#### Set task:
Return the material exactly, first line through the line containing "const hsBins = [0.5, 1.5, 2.5, 3.5, 4.5, 5.5, 6.5, 7.5];", and nothing more. Pictures stay out.
---*---
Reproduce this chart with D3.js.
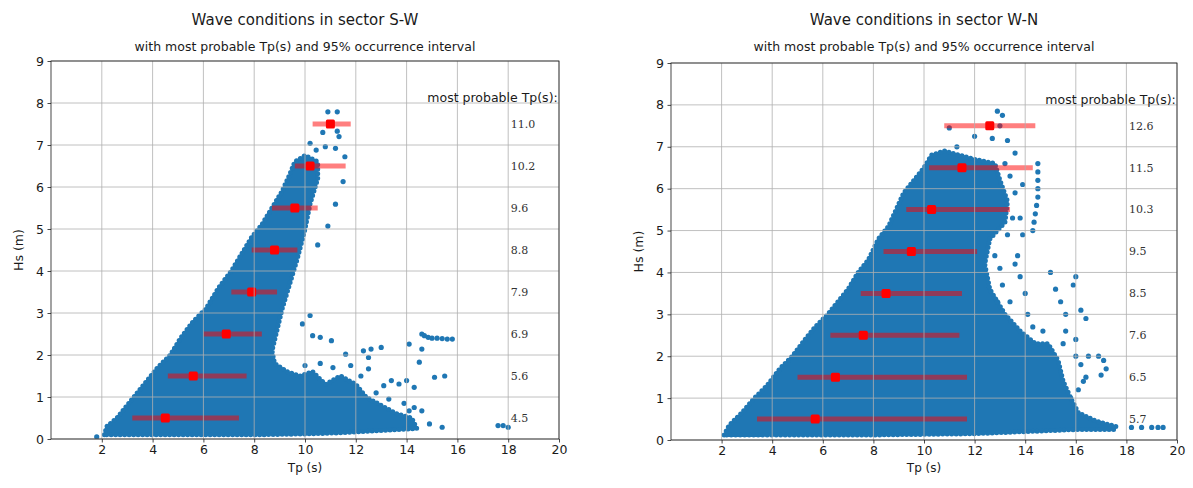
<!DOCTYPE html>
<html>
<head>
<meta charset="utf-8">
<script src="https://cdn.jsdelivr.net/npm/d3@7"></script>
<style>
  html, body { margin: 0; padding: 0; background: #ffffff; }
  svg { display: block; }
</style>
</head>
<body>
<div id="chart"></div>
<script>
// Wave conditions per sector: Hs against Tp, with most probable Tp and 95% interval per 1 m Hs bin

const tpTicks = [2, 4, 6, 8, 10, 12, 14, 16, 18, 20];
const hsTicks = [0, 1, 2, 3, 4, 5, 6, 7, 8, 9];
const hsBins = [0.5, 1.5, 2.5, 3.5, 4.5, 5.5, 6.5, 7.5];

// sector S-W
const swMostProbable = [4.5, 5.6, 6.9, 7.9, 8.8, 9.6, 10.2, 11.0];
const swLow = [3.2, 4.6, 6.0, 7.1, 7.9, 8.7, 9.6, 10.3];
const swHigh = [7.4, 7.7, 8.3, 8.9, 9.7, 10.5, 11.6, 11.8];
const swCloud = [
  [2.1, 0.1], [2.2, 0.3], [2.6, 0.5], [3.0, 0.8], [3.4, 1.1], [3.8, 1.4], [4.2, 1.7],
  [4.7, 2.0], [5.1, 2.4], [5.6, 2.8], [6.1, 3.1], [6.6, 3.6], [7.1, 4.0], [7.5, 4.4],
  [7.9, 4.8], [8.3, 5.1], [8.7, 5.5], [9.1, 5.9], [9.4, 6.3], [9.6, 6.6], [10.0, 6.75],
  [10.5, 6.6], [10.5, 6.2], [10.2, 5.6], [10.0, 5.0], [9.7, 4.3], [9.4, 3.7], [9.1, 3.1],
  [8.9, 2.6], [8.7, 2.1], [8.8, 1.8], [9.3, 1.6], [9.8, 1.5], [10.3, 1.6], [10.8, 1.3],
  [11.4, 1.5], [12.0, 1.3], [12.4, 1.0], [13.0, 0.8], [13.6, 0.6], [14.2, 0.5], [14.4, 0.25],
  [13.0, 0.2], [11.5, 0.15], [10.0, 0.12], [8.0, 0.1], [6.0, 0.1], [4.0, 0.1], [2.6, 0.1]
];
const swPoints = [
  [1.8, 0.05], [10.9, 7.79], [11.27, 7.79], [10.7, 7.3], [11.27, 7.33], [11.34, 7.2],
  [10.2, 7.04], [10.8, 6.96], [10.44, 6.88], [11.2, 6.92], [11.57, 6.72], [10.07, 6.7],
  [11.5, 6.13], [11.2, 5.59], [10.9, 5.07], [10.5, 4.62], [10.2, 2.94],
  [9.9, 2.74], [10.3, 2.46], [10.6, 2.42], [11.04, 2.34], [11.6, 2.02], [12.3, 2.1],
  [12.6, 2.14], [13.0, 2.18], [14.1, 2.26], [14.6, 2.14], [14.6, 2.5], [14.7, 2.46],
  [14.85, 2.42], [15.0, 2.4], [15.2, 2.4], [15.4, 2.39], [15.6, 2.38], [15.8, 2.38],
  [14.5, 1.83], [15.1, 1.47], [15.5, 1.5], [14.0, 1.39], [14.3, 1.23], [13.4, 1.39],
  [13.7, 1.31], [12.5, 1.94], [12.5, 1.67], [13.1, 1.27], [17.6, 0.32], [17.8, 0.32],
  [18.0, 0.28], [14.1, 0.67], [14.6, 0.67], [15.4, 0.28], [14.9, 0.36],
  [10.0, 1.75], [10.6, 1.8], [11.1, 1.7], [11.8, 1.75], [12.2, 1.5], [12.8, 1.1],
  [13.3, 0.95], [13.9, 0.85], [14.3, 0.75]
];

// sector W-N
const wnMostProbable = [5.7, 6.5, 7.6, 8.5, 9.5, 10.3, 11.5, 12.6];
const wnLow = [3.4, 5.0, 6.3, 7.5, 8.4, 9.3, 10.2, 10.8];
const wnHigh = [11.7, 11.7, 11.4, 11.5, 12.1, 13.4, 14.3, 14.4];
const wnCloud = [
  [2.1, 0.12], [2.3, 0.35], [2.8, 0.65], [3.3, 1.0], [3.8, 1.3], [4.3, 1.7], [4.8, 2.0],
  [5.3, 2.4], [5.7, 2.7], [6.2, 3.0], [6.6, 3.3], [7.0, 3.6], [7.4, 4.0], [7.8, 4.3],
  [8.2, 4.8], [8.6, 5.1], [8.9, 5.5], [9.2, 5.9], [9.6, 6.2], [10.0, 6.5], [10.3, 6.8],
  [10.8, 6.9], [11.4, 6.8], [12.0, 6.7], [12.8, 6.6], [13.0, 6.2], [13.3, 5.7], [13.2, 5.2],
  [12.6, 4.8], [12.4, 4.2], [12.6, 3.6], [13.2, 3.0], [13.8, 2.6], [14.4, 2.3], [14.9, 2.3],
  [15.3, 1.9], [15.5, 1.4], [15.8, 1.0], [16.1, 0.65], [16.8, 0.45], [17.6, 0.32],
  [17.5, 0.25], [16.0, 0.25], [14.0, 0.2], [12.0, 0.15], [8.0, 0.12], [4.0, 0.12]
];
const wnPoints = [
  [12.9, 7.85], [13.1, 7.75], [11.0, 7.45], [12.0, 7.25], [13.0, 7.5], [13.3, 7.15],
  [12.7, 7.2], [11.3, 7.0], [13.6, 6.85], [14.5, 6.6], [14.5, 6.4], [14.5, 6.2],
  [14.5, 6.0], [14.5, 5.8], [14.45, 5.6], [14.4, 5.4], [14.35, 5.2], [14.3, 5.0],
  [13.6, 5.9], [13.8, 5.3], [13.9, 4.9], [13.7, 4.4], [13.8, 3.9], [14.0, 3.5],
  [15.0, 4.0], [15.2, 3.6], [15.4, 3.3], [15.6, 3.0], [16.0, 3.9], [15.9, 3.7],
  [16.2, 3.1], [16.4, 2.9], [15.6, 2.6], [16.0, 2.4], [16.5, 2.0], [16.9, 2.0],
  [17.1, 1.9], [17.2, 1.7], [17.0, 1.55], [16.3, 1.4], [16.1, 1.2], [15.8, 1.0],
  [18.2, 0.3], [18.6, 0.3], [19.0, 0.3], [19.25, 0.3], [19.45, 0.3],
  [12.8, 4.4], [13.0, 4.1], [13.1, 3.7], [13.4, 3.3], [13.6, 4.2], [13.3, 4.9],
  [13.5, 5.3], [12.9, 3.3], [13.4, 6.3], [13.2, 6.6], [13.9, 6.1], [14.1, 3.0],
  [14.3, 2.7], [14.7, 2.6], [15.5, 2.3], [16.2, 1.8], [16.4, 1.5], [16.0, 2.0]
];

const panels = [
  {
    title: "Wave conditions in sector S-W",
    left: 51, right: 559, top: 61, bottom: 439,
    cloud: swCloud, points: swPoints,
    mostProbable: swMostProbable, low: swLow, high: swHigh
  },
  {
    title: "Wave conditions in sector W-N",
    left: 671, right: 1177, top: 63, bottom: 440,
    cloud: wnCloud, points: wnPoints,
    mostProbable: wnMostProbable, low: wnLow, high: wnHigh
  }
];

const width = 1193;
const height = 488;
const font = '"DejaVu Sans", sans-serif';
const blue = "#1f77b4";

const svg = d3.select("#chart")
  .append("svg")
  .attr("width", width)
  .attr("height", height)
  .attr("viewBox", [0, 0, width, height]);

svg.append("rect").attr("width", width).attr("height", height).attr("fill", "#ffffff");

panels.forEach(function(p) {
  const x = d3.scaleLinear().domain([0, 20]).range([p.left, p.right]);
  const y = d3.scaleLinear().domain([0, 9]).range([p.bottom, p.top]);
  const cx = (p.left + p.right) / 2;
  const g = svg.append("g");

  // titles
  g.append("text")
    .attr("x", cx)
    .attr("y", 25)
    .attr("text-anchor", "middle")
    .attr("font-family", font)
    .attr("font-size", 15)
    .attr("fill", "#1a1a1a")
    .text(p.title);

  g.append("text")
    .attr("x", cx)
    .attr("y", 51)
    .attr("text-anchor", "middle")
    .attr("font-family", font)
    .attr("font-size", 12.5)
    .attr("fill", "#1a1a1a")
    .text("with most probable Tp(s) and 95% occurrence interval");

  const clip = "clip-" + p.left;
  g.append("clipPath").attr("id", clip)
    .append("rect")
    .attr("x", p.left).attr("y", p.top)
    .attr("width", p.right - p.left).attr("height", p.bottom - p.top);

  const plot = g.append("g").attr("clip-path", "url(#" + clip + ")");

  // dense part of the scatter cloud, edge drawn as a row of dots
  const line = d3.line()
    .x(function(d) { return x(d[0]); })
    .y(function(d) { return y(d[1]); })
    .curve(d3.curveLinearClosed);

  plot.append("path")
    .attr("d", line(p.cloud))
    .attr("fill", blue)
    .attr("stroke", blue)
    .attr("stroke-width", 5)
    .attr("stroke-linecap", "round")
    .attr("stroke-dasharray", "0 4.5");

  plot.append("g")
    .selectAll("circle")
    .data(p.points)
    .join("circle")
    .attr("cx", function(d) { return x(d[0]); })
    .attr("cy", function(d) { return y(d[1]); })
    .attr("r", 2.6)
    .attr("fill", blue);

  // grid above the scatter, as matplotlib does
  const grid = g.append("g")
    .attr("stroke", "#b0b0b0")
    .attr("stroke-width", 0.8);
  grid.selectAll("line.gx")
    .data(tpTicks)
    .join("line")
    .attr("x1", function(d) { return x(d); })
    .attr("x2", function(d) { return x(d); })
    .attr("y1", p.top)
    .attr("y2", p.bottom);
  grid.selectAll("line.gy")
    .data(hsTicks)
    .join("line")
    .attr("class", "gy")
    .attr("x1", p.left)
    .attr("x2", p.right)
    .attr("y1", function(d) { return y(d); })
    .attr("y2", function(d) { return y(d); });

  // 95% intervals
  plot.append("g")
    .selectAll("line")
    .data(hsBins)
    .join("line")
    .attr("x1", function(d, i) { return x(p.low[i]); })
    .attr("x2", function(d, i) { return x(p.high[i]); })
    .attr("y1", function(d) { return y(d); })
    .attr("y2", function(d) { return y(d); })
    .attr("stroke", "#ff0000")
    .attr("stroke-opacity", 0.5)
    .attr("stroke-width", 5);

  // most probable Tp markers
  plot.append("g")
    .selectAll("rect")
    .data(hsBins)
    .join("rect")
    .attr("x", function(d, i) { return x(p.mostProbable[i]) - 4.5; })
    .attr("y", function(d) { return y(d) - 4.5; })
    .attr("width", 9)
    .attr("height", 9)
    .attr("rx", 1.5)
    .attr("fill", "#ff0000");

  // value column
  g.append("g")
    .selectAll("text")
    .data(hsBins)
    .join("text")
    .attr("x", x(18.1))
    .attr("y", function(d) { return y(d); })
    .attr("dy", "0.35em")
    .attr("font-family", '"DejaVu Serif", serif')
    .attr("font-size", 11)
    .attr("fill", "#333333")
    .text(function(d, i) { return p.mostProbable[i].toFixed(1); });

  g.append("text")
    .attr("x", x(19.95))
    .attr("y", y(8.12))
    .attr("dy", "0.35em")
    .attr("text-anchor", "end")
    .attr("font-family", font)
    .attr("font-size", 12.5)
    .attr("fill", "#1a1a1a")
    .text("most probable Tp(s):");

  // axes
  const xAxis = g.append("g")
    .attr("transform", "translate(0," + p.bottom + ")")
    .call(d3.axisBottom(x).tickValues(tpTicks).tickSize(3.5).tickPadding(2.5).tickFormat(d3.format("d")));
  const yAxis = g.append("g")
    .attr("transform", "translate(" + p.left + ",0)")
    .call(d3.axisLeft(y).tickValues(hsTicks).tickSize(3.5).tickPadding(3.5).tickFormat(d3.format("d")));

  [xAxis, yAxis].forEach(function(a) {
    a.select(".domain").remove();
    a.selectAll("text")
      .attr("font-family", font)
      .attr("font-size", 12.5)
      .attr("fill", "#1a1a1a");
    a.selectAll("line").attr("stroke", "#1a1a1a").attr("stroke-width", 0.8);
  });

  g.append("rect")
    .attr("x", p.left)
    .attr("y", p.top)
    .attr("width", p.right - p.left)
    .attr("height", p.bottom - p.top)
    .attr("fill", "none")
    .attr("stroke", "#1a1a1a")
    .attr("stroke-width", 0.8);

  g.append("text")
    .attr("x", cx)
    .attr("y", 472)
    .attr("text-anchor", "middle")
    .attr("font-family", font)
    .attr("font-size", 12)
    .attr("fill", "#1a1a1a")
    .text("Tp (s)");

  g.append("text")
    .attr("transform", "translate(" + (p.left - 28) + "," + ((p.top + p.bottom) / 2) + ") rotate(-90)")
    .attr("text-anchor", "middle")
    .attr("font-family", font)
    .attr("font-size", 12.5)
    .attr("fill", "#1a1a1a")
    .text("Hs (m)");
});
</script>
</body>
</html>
---*---
#### Exercise output:
Reproduce this chart with D3.js.
<!DOCTYPE html>
<html>
<head>
<meta charset="utf-8">
<script src="https://cdn.jsdelivr.net/npm/d3@7"></script>
<style>
  html, body { margin: 0; padding: 0; background: #ffffff; }
  svg { display: block; }
</style>
</head>
<body>
<div id="chart"></div>
<script>
// Wave conditions per sector: Hs against Tp, with most probable Tp and 95% interval per 1 m Hs bin

const tpTicks = [2, 4, 6, 8, 10, 12, 14, 16, 18, 20];
const hsTicks = [0, 1, 2, 3, 4, 5, 6, 7, 8, 9];
const hsBins = [0.5, 1.5, 2.5, 3.5, 4.5, 5.5, 6.5, 7.5];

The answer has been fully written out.